##### SOURCE MATERIAL #####

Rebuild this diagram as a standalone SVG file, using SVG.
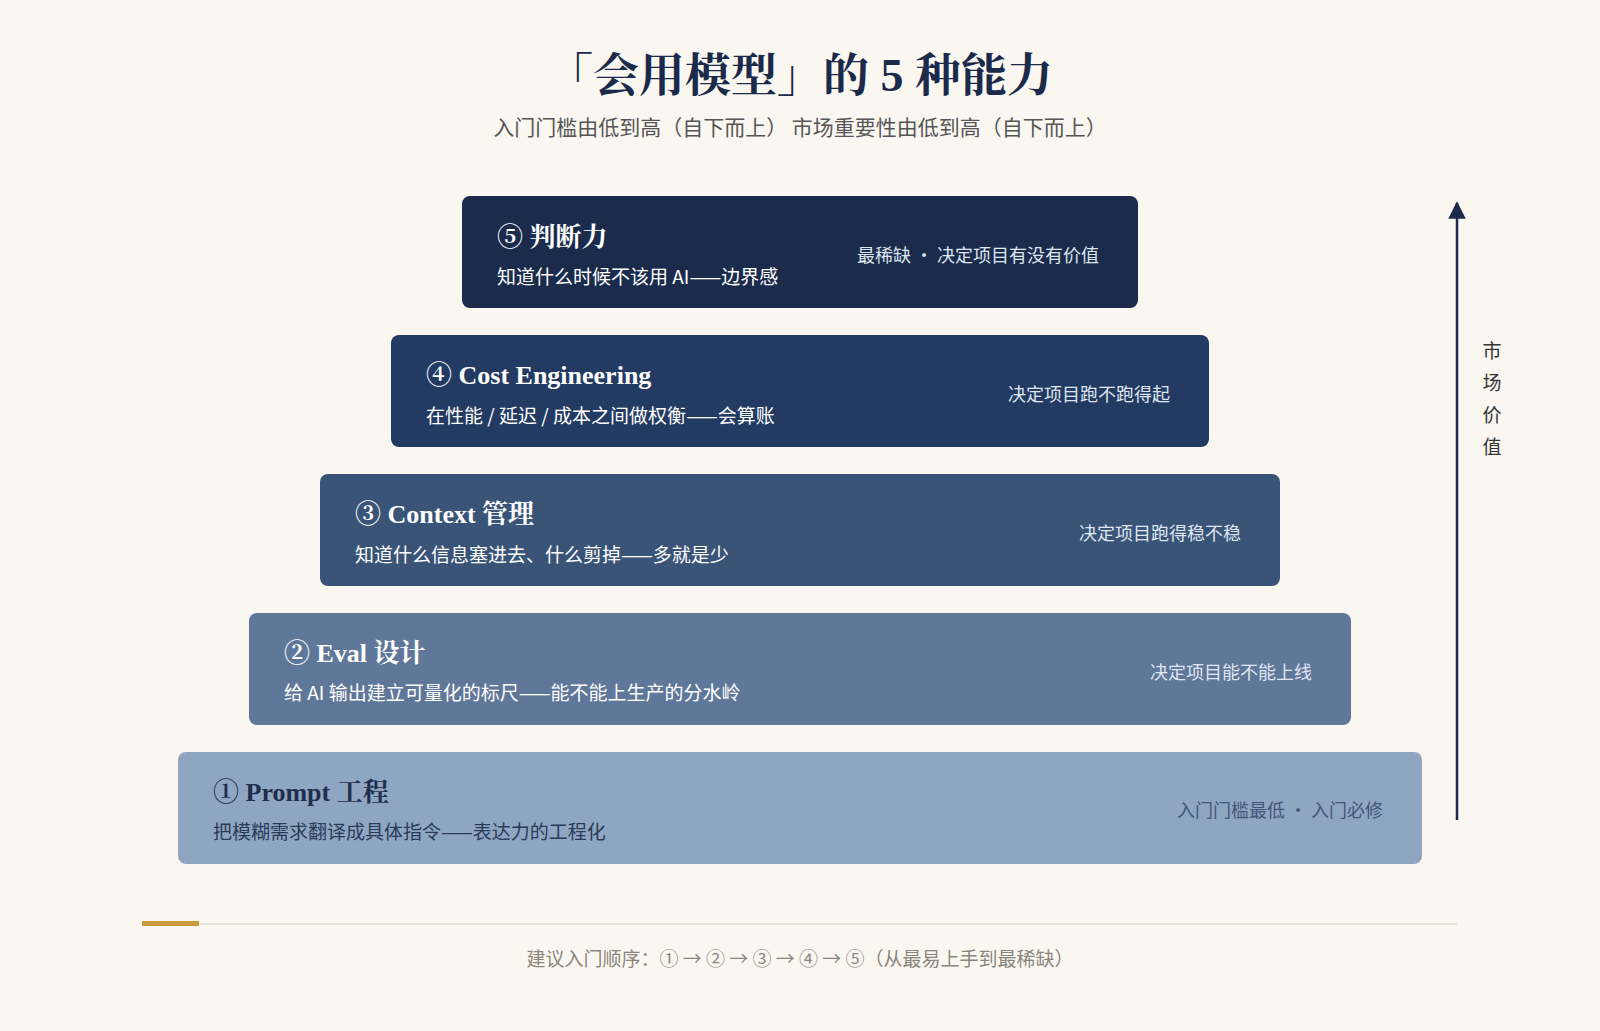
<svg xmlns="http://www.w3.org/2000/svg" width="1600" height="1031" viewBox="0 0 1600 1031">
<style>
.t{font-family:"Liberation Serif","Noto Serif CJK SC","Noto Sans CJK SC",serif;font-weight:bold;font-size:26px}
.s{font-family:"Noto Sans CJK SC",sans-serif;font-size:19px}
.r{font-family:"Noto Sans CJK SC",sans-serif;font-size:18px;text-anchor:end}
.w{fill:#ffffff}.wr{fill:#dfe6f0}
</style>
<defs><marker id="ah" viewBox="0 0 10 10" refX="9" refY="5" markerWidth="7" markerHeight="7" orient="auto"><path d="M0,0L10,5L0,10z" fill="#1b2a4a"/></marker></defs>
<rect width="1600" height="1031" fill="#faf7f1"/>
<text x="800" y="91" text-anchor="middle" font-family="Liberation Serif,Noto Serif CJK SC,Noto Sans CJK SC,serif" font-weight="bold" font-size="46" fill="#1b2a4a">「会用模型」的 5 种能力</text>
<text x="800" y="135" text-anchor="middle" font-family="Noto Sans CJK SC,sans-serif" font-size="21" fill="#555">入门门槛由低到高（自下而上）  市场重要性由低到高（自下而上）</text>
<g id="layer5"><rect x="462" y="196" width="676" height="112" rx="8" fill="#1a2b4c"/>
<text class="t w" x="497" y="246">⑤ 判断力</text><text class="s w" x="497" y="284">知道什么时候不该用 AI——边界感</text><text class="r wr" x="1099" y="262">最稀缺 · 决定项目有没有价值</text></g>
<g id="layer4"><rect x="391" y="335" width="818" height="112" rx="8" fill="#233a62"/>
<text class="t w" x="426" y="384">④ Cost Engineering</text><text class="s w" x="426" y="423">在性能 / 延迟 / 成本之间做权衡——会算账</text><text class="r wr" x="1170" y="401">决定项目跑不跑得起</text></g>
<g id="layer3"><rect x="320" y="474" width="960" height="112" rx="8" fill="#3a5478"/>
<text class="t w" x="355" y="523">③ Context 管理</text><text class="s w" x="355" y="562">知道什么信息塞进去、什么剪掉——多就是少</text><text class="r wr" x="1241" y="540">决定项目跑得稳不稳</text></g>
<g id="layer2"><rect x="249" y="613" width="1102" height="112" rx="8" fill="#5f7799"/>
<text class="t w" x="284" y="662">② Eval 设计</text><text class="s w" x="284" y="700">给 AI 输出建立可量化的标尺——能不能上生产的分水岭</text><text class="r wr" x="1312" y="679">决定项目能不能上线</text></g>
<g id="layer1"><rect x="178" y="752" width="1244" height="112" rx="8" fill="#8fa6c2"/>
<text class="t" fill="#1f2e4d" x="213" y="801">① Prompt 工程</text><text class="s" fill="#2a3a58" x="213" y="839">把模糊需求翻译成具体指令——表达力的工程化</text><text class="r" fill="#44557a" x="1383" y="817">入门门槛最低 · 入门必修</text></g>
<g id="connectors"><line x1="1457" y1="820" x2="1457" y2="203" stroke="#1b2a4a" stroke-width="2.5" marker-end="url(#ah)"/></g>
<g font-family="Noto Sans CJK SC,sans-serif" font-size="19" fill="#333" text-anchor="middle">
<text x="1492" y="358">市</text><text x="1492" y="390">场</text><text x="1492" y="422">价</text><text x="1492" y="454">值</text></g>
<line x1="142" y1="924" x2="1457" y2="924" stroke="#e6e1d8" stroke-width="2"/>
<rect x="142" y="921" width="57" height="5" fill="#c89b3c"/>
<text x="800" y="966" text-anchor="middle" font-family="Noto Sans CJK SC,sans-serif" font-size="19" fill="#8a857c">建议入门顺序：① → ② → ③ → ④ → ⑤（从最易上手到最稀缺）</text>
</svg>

#####

(EXERCISE OBJECTIVE)
Take the listing above and print it exactly, apart from the pictures.

(COMPLETED EXERCISE)
Rebuild this diagram as a standalone SVG file, using SVG.
<svg xmlns="http://www.w3.org/2000/svg" width="1600" height="1031" viewBox="0 0 1600 1031">
<style>
.t{font-family:"Liberation Serif","Noto Serif CJK SC","Noto Sans CJK SC",serif;font-weight:bold;font-size:26px}
.s{font-family:"Noto Sans CJK SC",sans-serif;font-size:19px}
.r{font-family:"Noto Sans CJK SC",sans-serif;font-size:18px;text-anchor:end}
.w{fill:#ffffff}.wr{fill:#dfe6f0}
</style>
<defs><marker id="ah" viewBox="0 0 10 10" refX="9" refY="5" markerWidth="7" markerHeight="7" orient="auto"><path d="M0,0L10,5L0,10z" fill="#1b2a4a"/></marker></defs>
<rect width="1600" height="1031" fill="#faf7f1"/>
<text x="800" y="91" text-anchor="middle" font-family="Liberation Serif,Noto Serif CJK SC,Noto Sans CJK SC,serif" font-weight="bold" font-size="46" fill="#1b2a4a">「会用模型」的 5 种能力</text>
<text x="800" y="135" text-anchor="middle" font-family="Noto Sans CJK SC,sans-serif" font-size="21" fill="#555">入门门槛由低到高（自下而上）  市场重要性由低到高（自下而上）</text>
<g id="layer5"><rect x="462" y="196" width="676" height="112" rx="8" fill="#1a2b4c"/>
<text class="t w" x="497" y="246">⑤ 判断力</text><text class="s w" x="497" y="284">知道什么时候不该用 AI——边界感</text><text class="r wr" x="1099" y="262">最稀缺 · 决定项目有没有价值</text></g>
<g id="layer4"><rect x="391" y="335" width="818" height="112" rx="8" fill="#233a62"/>
<text class="t w" x="426" y="384">④ Cost Engineering</text><text class="s w" x="426" y="423">在性能 / 延迟 / 成本之间做权衡——会算账</text><text class="r wr" x="1170" y="401">决定项目跑不跑得起</text></g>
<g id="layer3"><rect x="320" y="474" width="960" height="112" rx="8" fill="#3a5478"/>
<text class="t w" x="355" y="523">③ Context 管理</text><text class="s w" x="355" y="562">知道什么信息塞进去、什么剪掉——多就是少</text><text class="r wr" x="1241" y="540">决定项目跑得稳不稳</text></g>
<g id="layer2"><rect x="249" y="613" width="1102" height="112" rx="8" fill="#5f7799"/>
<text class="t w" x="284" y="662">② Eval 设计</text><text class="s w" x="284" y="700">给 AI 输出建立可量化的标尺——能不能上生产的分水岭</text><text class="r wr" x="1312" y="679">决定项目能不能上线</text></g>
<g id="layer1"><rect x="178" y="752" width="1244" height="112" rx="8" fill="#8fa6c2"/>
<text class="t" fill="#1f2e4d" x="213" y="801">① Prompt 工程</text><text class="s" fill="#2a3a58" x="213" y="839">把模糊需求翻译成具体指令——表达力的工程化</text><text class="r" fill="#44557a" x="1383" y="817">入门门槛最低 · 入门必修</text></g>
<g id="connectors"><line x1="1457" y1="820" x2="1457" y2="203" stroke="#1b2a4a" stroke-width="2.5" marker-end="url(#ah)"/></g>
<g font-family="Noto Sans CJK SC,sans-serif" font-size="19" fill="#333" text-anchor="middle">
<text x="1492" y="358">市</text><text x="1492" y="390">场</text><text x="1492" y="422">价</text><text x="1492" y="454">值</text></g>
<line x1="142" y1="924" x2="1457" y2="924" stroke="#e6e1d8" stroke-width="2"/>
<rect x="142" y="921" width="57" height="5" fill="#c89b3c"/>
<text x="800" y="966" text-anchor="middle" font-family="Noto Sans CJK SC,sans-serif" font-size="19" fill="#8a857c">建议入门顺序：① → ② → ③ → ④ → ⑤（从最易上手到最稀缺）</text>
</svg>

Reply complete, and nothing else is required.